In 1999 I used to do a radio show on GLR. It was a couple of hours on a Friday night. I loved doing it. I did it, one way or another, for ten years. They used to pay me next to nothing. It was so little that I only used to invoice them once a year. There had been rumblings for a while that the BBC planned to bring GLR into line. The management who had re-launched it as a speech and music station for adults had moved on and the powers that be wanted it to conform with all the BBC's other local stations. They had been running trails announcing a "period of consultation" about the changes.
One Friday night I turned up and Brian, the guy who used to handle the phones, announced that the changes were going to be implemented earlier than we thought. "This could be the last time," he said. (He didn't know any of this for a fact but we all know the first casualty of war is the truth and anyway he'd been to the pub. Meetings in the pub are always a feature of media disputes.) I immediately decided to go out in a blaze of glory. I started the programme with the Rolling Stones' "The Last Time" and peppered the rest of the two hours with a combination of similar message songs and trails about the period of consultation. It was my Rex Bob Lowenstein moment. There was nobody there to stop me and so I carried on. They rang up on Monday and asked if I'd resigned. I said I had.

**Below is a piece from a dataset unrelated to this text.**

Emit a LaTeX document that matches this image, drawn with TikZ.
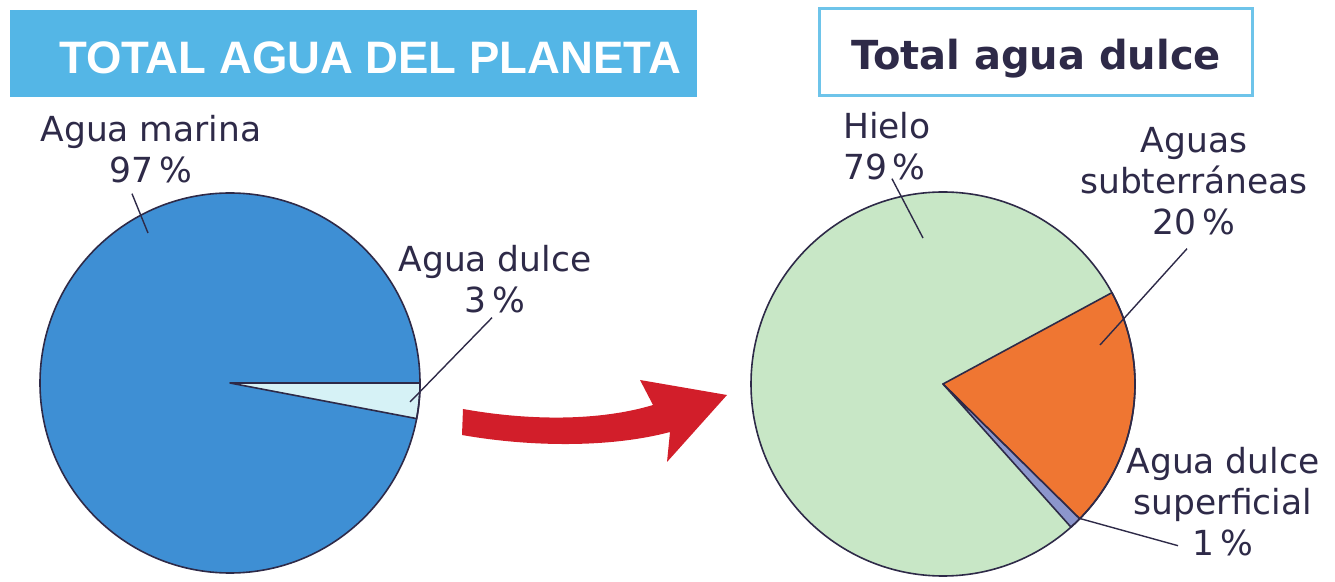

The next few weeks were great fun as I found myself co-opted as a figurehead for a "Save GLR" campaign. I invoiced the BBC for the money they owed me for the show and used it to hire the Conway Hall for a protest meeting. I spoke. It was like Citizen Smith. At the same time I was using what little leverage I had to force the authorities into some form of negotiation. I wrote to the Chairman of the BBC, Sir Christopher Bland. I'd met him at a drinks party to thank those "experts" like me who'd been brought in to give the thumbs-up to various parts of the Corporation's output. I said that if our opinion had been worth something then it was clearly worth something now. Taking the point he arranged a meeting with Mark Thompson, who wasn't the Director General then but counted local radio among his responsibilities. Alongside him sat the middle manager who was charged with overseeing the changes. At least we were spoiling her day.

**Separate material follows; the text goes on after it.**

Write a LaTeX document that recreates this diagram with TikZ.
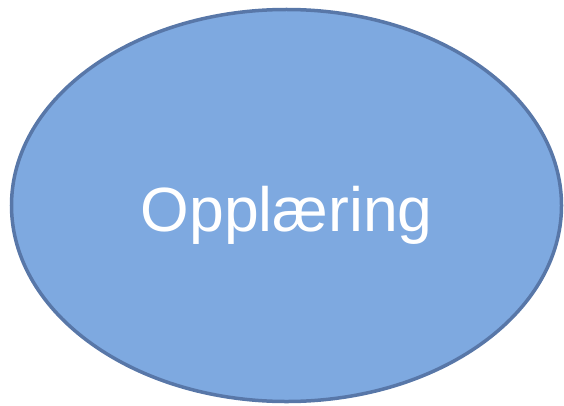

He said he'd get back to us. He never did. I'm sure he felt he'd made a gesture by seeing us. I don't much blame him. By then the steam had gone out of the protest, not least because many of the GLR people who were most likely to object had got their eyes on new roles at 6 Music, the new digital station that the Corporation was making ready at the time.
I learned a lot from that experience. I learned that righteous indignation tends to blow itself out quickly and that certain people like the idea of being a temporary member of an oppressed minority. I canvassed lots of GLR presenters for their support. Many gave it readily. Others made themselves difficult to contact. Bob Harris sent me a note saying "it's my experience that when management has decided to do something like this, they've thought about it a lot and nothing is going to change their mind." At the time I thought it was a cop-out. Now I think it's nothing more than the truth.